Me matan si no trabajo y si trabajo me matan

Me matan si no trabajo y si trabajo me matan fue rodada durante el gobierno de Isabel Perón y es la última película terminada por el realizador (después rodó muchos fragmentos que nunca alcanzó a compaginar). Se trata de un excelente corto de 27 minutos estructurado alrededor del conflicto de Insud, una planta metalúrgica que tiene infestados de saturnismo a 79 de sus 81 operarios. Desde el comienzo mismo, la cámara de Gleyzer se comporta como un obrero más, comparte el pan y el vino, las movilizaciones y las asambleas, y después toma vuelo propio para mostrar a la distancia las fachadas tristes de la explotación: el perfil fabril, el cementerio, las calles vacías –"sin perros ni gatos"– por las brutales emanaciones de plomo de la fábrica.
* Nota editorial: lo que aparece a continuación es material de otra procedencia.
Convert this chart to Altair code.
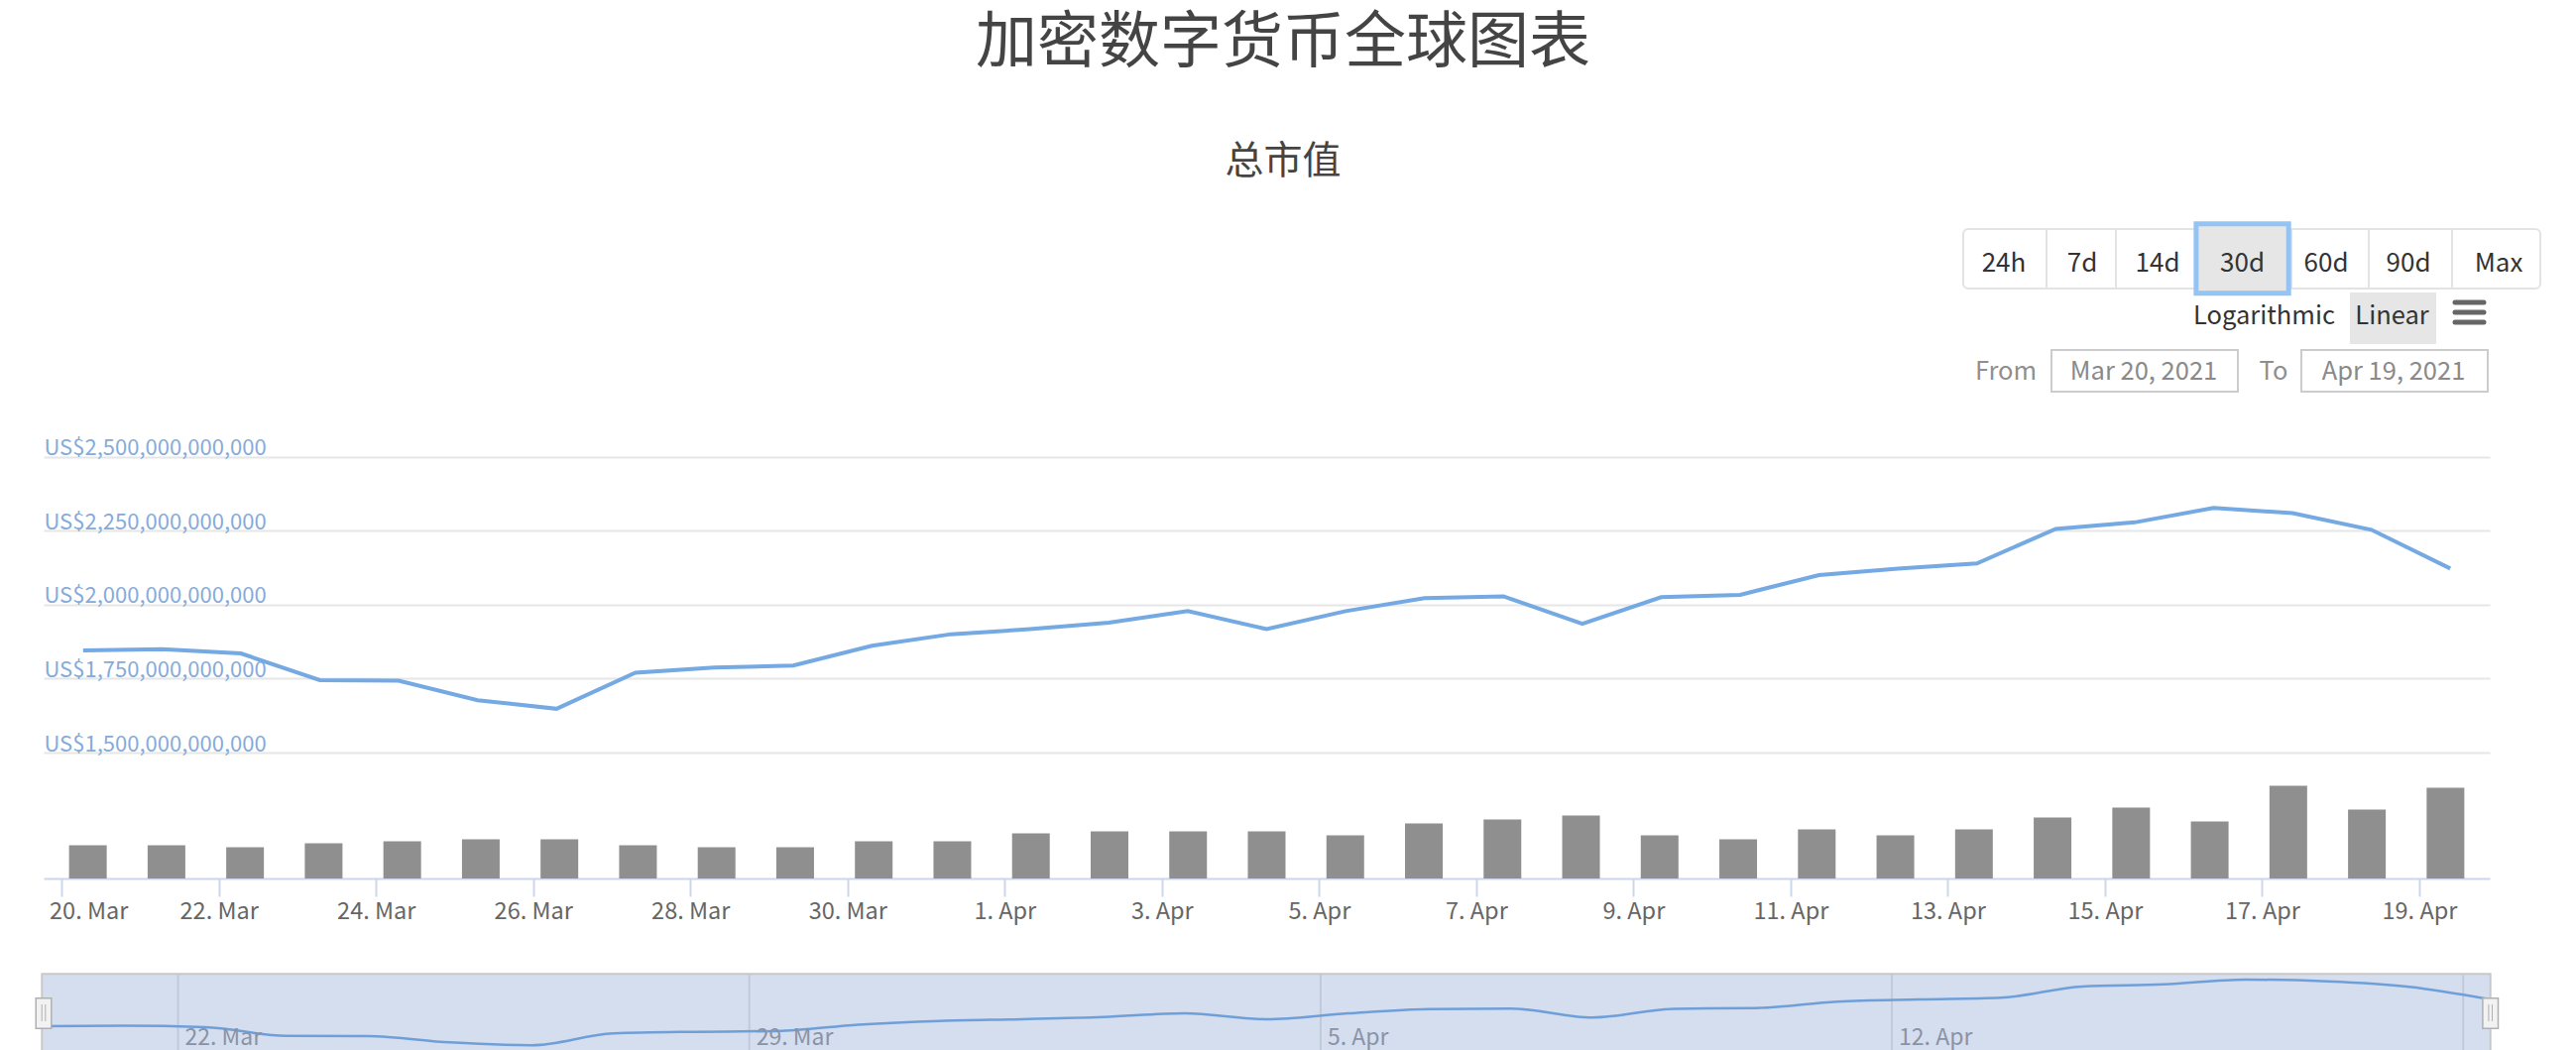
import altair as alt
import pandas as pd

FONT = "Noto Sans CJK SC"

# ---------------- data ----------------
dates = pd.date_range("2021-03-20 08:00", "2021-04-19 08:00", freq="D", tz="UTC")
date_strs = [d.strftime("%Y-%m-%dT%H:%M:%SZ") for d in dates]

# total market cap in trillions of US$
market_cap_t = [1.845, 1.849, 1.835, 1.745, 1.743, 1.677, 1.648, 1.770, 1.787, 1.794,
                1.861, 1.900, 1.917, 1.939, 1.978, 1.917, 1.978, 2.022, 2.028, 1.935,
                2.025, 2.033, 2.100, 2.122, 2.139, 2.256, 2.278, 2.327, 2.309, 2.253, 2.122]
# total volume in billions of US$
volume_b = [67, 67, 63, 71, 75, 79, 79, 67, 63, 63, 75, 75, 91, 95, 95, 95, 87, 111,
            119, 127, 87, 79, 99, 87, 99, 123, 143, 115, 187, 139, 183]

y_ticks_t = [1.5, 1.75, 2.0, 2.25, 2.5]
x_tick_dates = ["2021-03-20", "2021-03-22", "2021-03-24", "2021-03-26", "2021-03-28",
                "2021-03-30", "2021-04-01", "2021-04-03", "2021-04-05", "2021-04-07",
                "2021-04-09", "2021-04-11", "2021-04-13", "2021-04-15", "2021-04-17",
                "2021-04-19"]
nav_tick_dates = ["2021-03-22", "2021-03-29", "2021-04-05", "2021-04-12", "2021-04-19"]
nav_tick_labels = ["22. Mar", "29. Mar", "5. Apr", "12. Apr", ""]
range_buttons = ["24h", "7d", "14d", "30d", "60d", "90d", "Max"]

df = pd.DataFrame({
    "date": date_strs,
    "cap": [v * 1e12 for v in market_cap_t],
    "vol": [v * 1e9 for v in volume_b],
})
nav_df = pd.DataFrame({
    "date": [d + "T00:00:00Z" for d in nav_tick_dates],
    "label": nav_tick_labels,
})
one = pd.DataFrame({"k": [0]})


def ms(s):
    return int(pd.Timestamp(s).value // 10**6)


x_tick_ms = [ms(d + "T00:00:00Z") for d in x_tick_dates]
first_ms = ms(date_strs[0])
last_ms = ms(date_strs[-1])
half_day = 12 * 3600 * 1000

W, H = 2467, 426
LINE = "#74a9e3"

main_x_scale = alt.Scale(type="utc", domain=[first_ms - half_day, last_ms + half_day], nice=False)
nav_x_scale = alt.Scale(type="utc", domain=[first_ms, last_ms], range=[-1.7, 2467.7], nice=False)

# ---------------- main panes ----------------
bars = alt.Chart(df).mark_bar(size=38, color="#8f8f8f").encode(
    x=alt.X("date:T", scale=main_x_scale, axis=alt.Axis(
        values=x_tick_ms, format="%-d. %b", grid=False, title=None,
        domainColor="#ccd6eb", domainWidth=2, tickColor="#ccd6eb", tickWidth=2,
        tickSize=18, labelFont=FONT, labelFontSize=23.5, labelColor="#666666",
        labelPadding=3, labelOverlap=False, labelFlush=False,
        labelOffset={"condition": {"test": f"time(datum.value) == {x_tick_ms[0]}", "value": 27}, "value": 0},
    )),
    y=alt.Y("vol:Q", scale=alt.Scale(domain=[0, 250e9], range=[H, H - 125], nice=False), axis=None),
)

line = alt.Chart(df).mark_line(color=LINE, strokeWidth=4).encode(
    x=alt.X("date:T", scale=main_x_scale, axis=None),
    y=alt.Y("cap:Q", scale=alt.Scale(domain=[1.5e12, 2.5e12], range=[299, 0.6], zero=False, nice=False),
            axis=alt.Axis(values=[v * 1e12 for v in y_ticks_t],
                          labelExpr="'US$' + format(datum.value, ',.0f')",
                          grid=True, gridColor="#e6e6e6", gridWidth=2, domain=False,
                          ticks=False, tickSize=0, labelAlign="left", labelBaseline="alphabetic",
                          labelPadding=0, labelOffset=-2, labelFont=FONT, labelFontSize=22,
                          labelLimit=0, labelColor="#86abd9", title=None)),
)

# ---------------- navigator ----------------
nav_mask = alt.Chart(one).mark_rect(fill="#d5deef", stroke="#c8c8c8", strokeWidth=2).encode(
    x=alt.value(-1.7), x2=alt.value(2467.7), y=alt.value(522.3), y2=alt.value(640))

nav_grid = alt.Chart(nav_df).mark_rule(color="#c2c9da", strokeWidth=2).encode(
    x=alt.X("date:T", scale=nav_x_scale, axis=None), y=alt.value(523), y2=alt.value(640))

nav_labels = alt.Chart(nav_df).mark_text(
    align="left", baseline="alphabetic", dx=7, font=FONT, fontSize=23, color="#8a93a5").encode(
    x=alt.X("date:T", scale=nav_x_scale, axis=None), y=alt.value(594), text="label:N")

nav_line = alt.Chart(df).mark_line(interpolate="monotone", color="#6f9fd8", strokeWidth=2.5).encode(
    x=alt.X("date:T", scale=nav_x_scale, axis=None),
    y=alt.Y("cap:Q", scale=alt.Scale(domain=[1.65e12, 2.327e12], range=[594, 528], zero=False, nice=False),
            axis=None),
)


def handle(cx):
    box = alt.Chart(one).mark_rect(fill="#f2f2f2", stroke="#b0b0b0", strokeWidth=1.5).encode(
        x=alt.value(cx - 7.8), x2=alt.value(cx + 7.8), y=alt.value(546.7), y2=alt.value(577.3))
    l1 = alt.Chart(one).mark_rule(color="#b0b0b0", strokeWidth=1).encode(
        x=alt.value(cx - 1.8), y=alt.value(553), y2=alt.value(570))
    l2 = alt.Chart(one).mark_rule(color="#b0b0b0", strokeWidth=1).encode(
        x=alt.value(cx + 1.8), y=alt.value(553), y2=alt.value(570))
    return [box, l1, l2]


# ---------------- page decorations ----------------
def text(t, x, y, size, color, align="center", baseline="alphabetic"):
    return alt.Chart(one).mark_text(text=t, font=FONT, fontSize=size, color=color,
                                    align=align, baseline=baseline).encode(
        x=alt.value(x), y=alt.value(y))


def rect(x, x2, y, y2, fill, stroke=None, sw=0, r=0):
    kw = dict(fill=fill, cornerRadius=r)
    if stroke:
        kw.update(stroke=stroke, strokeWidth=sw)
    return alt.Chart(one).mark_rect(**kw).encode(
        x=alt.value(x), x2=alt.value(x2), y=alt.value(y), y2=alt.value(y2))


def vrule(x, y, y2, color, sw):
    return alt.Chart(one).mark_rule(color=color, strokeWidth=sw).encode(
        x=alt.value(x), y=alt.value(y), y2=alt.value(y2))


def hrule(x, x2, y, color, sw):
    return alt.Chart(one).mark_rule(color=color, strokeWidth=sw, strokeCap="round").encode(
        x=alt.value(x), x2=alt.value(x2), y=alt.value(y))


deco = []
deco.append(text("加密数字货币全球图表", 1250, -397.5, 62, "#444444"))
deco.append(text("总市值", 1250, -285.5, 39, "#444444"))

# range selector group
deco.append(rect(1936, 2518, -229, -169, "#ffffff", "#e3e3e3", 2, 5))
for xd in [2020, 2090, 2267, 2345, 2429]:
    deco.append(vrule(xd, -228, -170, "#e3e3e3", 2))
deco.append(rect(2170.9, 2264.2, -234.2, -164.2, "#e6e6e6", "#94c4f4", 5))
btn_x = [1977, 2056, 2132, 2217.5, 2302, 2385, 2476]
for lab, bx in zip(range_buttons, btn_x):
    deco.append(text(lab, bx, -186, 26, "#333333"))

# scale switch + menu
deco.append(rect(2326, 2413, -165, -113, "#e6e6e6"))
deco.append(text("Logarithmic", 2239.5, -133, 25.5, "#333333"))
deco.append(text("Linear", 2368.5, -133, 25.5, "#333333"))
for yy in [-155, -145, -135]:
    deco.append(hrule(2432, 2461, yy, "#666666", 5))

# date inputs
deco.append(text("From", 1979, -77.5, 25.5, "#8f8f8f"))
deco.append(rect(2025, 2213, -107, -65, "#ffffff", "#cccccc", 2))
deco.append(text("Mar 20, 2021", 2118, -77.5, 25.5, "#8a8a8a"))
deco.append(text("To", 2249, -77.5, 25.5, "#8f8f8f"))
deco.append(rect(2277, 2465, -107, -65, "#ffffff", "#cccccc", 2))
deco.append(text("Apr 19, 2021", 2370, -77.5, 25.5, "#8a8a8a"))

layers = [nav_mask, nav_grid, nav_line, nav_labels] + handle(0) + handle(2467.7) + \
         [bars, line] + deco

chart = alt.layer(*layers).resolve_scale(x="independent", y="independent").properties(
    width=W, height=H,
    autosize=alt.AutoSizeParams(type="none"),
    padding={"left": 36, "top": 452, "right": 70, "bottom": 173},
    background="#ffffff",
).configure_view(stroke=None)

chart.save("out.html", embed_options={"renderer": "svg", "actions": False})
Si el aspecto documental confería inédita veracidad a Los traidores, son los recursos propios de la ficción (la gente interactuando en lugar de dirigirse a la cámara, y hasta unos cuantos diálogos montados en plano/contraplano, aunque con tomas rigurosamente documentales) los que hacen de Me matan... un relato de un dinamismo asombroso. Con enorme libertad, incluso, Gleyzer se permitió un sketch humorístico-didáctico acerca de la lógica capitalista con dibujos animados, y un par de secuencias de montaje con desprejuiciadas odas a la olla popular y contra los parásitos de la sangre obrera. Otro tono tiene el clímax, cuando los trabajadores de Insud ganan la plaza del Congreso por sus reivindicaciones, el 29 de marzo del 74, y son calurosamente recibidos por Rodolfo Ortega Peña, en uno de sus últimos actos solidarios antes de ser asesinado por la triple A.